*Requirements*. The listing below is to be output in its exact form.

————————

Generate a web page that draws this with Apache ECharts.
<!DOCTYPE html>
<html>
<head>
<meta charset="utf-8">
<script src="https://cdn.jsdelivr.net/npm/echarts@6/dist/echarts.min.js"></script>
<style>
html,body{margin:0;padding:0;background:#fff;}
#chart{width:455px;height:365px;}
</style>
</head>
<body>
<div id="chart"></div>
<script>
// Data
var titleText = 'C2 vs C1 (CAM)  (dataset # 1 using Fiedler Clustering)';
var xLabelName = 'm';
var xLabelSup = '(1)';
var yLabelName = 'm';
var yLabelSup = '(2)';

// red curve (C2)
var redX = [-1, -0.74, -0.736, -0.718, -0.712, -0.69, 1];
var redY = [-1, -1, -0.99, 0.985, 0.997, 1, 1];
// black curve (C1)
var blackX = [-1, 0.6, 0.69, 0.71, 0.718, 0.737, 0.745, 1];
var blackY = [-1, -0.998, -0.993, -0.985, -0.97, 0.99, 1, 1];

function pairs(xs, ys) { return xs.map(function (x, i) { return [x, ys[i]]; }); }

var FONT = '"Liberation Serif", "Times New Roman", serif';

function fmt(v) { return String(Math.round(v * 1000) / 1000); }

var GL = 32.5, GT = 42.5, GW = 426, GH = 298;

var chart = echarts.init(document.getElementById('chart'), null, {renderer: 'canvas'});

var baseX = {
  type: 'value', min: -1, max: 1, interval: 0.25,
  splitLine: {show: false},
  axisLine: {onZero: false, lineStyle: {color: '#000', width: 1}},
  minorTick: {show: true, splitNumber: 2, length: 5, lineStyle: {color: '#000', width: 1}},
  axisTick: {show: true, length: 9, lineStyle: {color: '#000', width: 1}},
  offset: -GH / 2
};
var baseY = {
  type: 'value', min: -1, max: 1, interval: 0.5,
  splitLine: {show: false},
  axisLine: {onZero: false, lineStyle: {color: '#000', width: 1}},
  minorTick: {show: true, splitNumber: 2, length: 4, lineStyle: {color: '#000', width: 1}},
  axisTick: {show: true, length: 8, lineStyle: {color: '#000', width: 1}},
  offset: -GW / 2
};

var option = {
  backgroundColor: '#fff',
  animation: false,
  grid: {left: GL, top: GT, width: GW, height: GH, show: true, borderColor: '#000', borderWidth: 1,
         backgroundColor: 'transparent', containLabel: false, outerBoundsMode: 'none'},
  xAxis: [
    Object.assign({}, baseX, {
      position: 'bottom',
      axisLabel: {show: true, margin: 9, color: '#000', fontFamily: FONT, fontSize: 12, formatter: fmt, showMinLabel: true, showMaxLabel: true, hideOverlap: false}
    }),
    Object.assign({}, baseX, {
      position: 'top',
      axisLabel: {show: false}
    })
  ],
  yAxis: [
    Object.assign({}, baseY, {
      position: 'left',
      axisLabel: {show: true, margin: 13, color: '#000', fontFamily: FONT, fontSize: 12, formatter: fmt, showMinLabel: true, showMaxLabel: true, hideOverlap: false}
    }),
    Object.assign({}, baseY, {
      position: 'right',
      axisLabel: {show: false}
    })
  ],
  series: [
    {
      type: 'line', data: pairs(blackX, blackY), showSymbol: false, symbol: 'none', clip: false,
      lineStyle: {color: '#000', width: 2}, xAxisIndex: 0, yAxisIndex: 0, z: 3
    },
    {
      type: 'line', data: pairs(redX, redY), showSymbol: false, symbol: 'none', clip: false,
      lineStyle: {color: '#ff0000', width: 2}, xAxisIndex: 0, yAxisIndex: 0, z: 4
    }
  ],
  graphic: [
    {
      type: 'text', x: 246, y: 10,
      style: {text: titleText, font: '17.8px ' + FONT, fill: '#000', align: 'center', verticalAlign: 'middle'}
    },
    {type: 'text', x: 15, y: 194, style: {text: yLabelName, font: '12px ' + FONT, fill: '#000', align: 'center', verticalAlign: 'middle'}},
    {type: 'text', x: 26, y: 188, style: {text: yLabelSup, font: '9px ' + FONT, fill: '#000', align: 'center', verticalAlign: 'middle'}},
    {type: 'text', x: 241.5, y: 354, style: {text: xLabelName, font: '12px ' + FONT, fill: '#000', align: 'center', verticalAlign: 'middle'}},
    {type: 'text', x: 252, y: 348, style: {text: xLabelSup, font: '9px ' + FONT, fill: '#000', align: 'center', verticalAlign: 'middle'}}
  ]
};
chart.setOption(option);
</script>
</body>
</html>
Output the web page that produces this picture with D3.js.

————————

*Solution below*.
Generate a web page that draws this with Apache ECharts.
<!DOCTYPE html>
<html>
<head>
<meta charset="utf-8">
<script src="https://cdn.jsdelivr.net/npm/echarts@6/dist/echarts.min.js"></script>
<style>
html,body{margin:0;padding:0;background:#fff;}
#chart{width:455px;height:365px;}
</style>
</head>
<body>
<div id="chart"></div>
<script>
// Data
var titleText = 'C2 vs C1 (CAM)  (dataset # 1 using Fiedler Clustering)';
var xLabelName = 'm';
var xLabelSup = '(1)';
var yLabelName = 'm';
var yLabelSup = '(2)';

// red curve (C2)
var redX = [-1, -0.74, -0.736, -0.718, -0.712, -0.69, 1];
var redY = [-1, -1, -0.99, 0.985, 0.997, 1, 1];
// black curve (C1)
var blackX = [-1, 0.6, 0.69, 0.71, 0.718, 0.737, 0.745, 1];
var blackY = [-1, -0.998, -0.993, -0.985, -0.97, 0.99, 1, 1];

function pairs(xs, ys) { return xs.map(function (x, i) { return [x, ys[i]]; }); }

var FONT = '"Liberation Serif", "Times New Roman", serif';

function fmt(v) { return String(Math.round(v * 1000) / 1000); }

var GL = 32.5, GT = 42.5, GW = 426, GH = 298;

var chart = echarts.init(document.getElementById('chart'), null, {renderer: 'canvas'});

var baseX = {
  type: 'value', min: -1, max: 1, interval: 0.25,
  splitLine: {show: false},
  axisLine: {onZero: false, lineStyle: {color: '#000', width: 1}},
  minorTick: {show: true, splitNumber: 2, length: 5, lineStyle: {color: '#000', width: 1}},
  axisTick: {show: true, length: 9, lineStyle: {color: '#000', width: 1}},
  offset: -GH / 2
};
var baseY = {
  type: 'value', min: -1, max: 1, interval: 0.5,
  splitLine: {show: false},
  axisLine: {onZero: false, lineStyle: {color: '#000', width: 1}},
  minorTick: {show: true, splitNumber: 2, length: 4, lineStyle: {color: '#000', width: 1}},
  axisTick: {show: true, length: 8, lineStyle: {color: '#000', width: 1}},
  offset: -GW / 2
};

var option = {
  backgroundColor: '#fff',
  animation: false,
  grid: {left: GL, top: GT, width: GW, height: GH, show: true, borderColor: '#000', borderWidth: 1,
         backgroundColor: 'transparent', containLabel: false, outerBoundsMode: 'none'},
  xAxis: [
    Object.assign({}, baseX, {
      position: 'bottom',
      axisLabel: {show: true, margin: 9, color: '#000', fontFamily: FONT, fontSize: 12, formatter: fmt, showMinLabel: true, showMaxLabel: true, hideOverlap: false}
    }),
    Object.assign({}, baseX, {
      position: 'top',
      axisLabel: {show: false}
    })
  ],
  yAxis: [
    Object.assign({}, baseY, {
      position: 'left',
      axisLabel: {show: true, margin: 13, color: '#000', fontFamily: FONT, fontSize: 12, formatter: fmt, showMinLabel: true, showMaxLabel: true, hideOverlap: false}
    }),
    Object.assign({}, baseY, {
      position: 'right',
      axisLabel: {show: false}
    })
  ],
  series: [
    {
      type: 'line', data: pairs(blackX, blackY), showSymbol: false, symbol: 'none', clip: false,
      lineStyle: {color: '#000', width: 2}, xAxisIndex: 0, yAxisIndex: 0, z: 3
    },
    {
      type: 'line', data: pairs(redX, redY), showSymbol: false, symbol: 'none', clip: false,
      lineStyle: {color: '#ff0000', width: 2}, xAxisIndex: 0, yAxisIndex: 0, z: 4
    }
  ],
  graphic: [
    {
      type: 'text', x: 246, y: 10,
      style: {text: titleText, font: '17.8px ' + FONT, fill: '#000', align: 'center', verticalAlign: 'middle'}
    },
    {type: 'text', x: 15, y: 194, style: {text: yLabelName, font: '12px ' + FONT, fill: '#000', align: 'center', verticalAlign: 'middle'}},
    {type: 'text', x: 26, y: 188, style: {text: yLabelSup, font: '9px ' + FONT, fill: '#000', align: 'center', verticalAlign: 'middle'}},
    {type: 'text', x: 241.5, y: 354, style: {text: xLabelName, font: '12px ' + FONT, fill: '#000', align: 'center', verticalAlign: 'middle'}},
    {type: 'text', x: 252, y: 348, style: {text: xLabelSup, font: '9px ' + FONT, fill: '#000', align: 'center', verticalAlign: 'middle'}}
  ]
};
chart.setOption(option);
</script>
</body>
</html>
Output the web page that produces this picture with D3.js.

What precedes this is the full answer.